Silence and connection

Sitting on the couch looking out at evergreens and gray sky. The microwave beeping at me to let me know my oatmeal is ready. The cat sitting on a chair staring at me, telling me she’s ready for any food I might pass her way.

I hear the furnace blower forcing hot air up through the vents, the microwave letting me know breakfast is ready, a car passing by. But there are no other voices, except the cat’s occasional cry. No radio on, no music. There have been times when I’d get up in the morning and turn on NPR or a morning talk show on TV. But these days I crave silence in the morning. Later, after work, I’ll turn on the TV or cue up a video, tap into Pandora, call up a friend for a long rambling chat. But mornings, I want to just be. To wake up slowly, let my mind drift, let the world emerge. I told myself I’d let writing percolate this week, but the bubbles are rising slowly, without much energy.

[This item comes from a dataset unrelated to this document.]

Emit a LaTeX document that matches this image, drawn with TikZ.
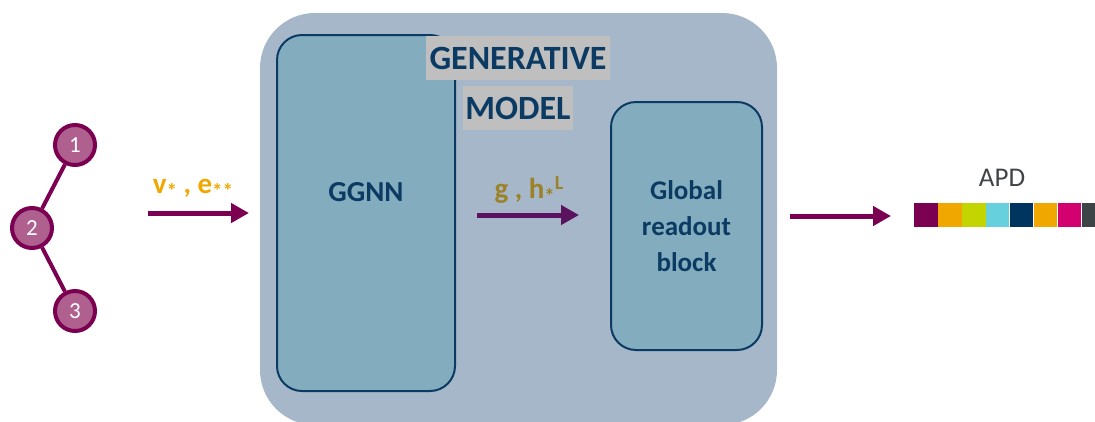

What’s one word you carry from the weekend? the Facebook post asked. Community was the first word that came to mind. Weekends are when I spend time with my friendship community—routines of contact that weave a strong web of connection—Saturday coffee with one friend; errand running and conversation with another; time spent standing on the town common with another, taking a stand about the doings in Washington; regular phone calls with another friend. Casual, ordinary, essential.

Our conversations touch on dailiness, the rough grain of our lives, the many small ways we get by, the moments when we thrive. Updates on friends and family members, commiseration on politics and the state of the world, shared strategies for coping or resisting or venting, new streaming videos to watch, books to read, movies to see. At times the talk meanders into deeper territory—a health fear, the indignities or frustrations of getting older, a wondering about purpose, about calling, how to live in our messed up and beautiful world.

And writing this I see that the connection and the silence feed each other, that each gives me a different kind of strength, and that both are essential, especially in these difficult and contentious times.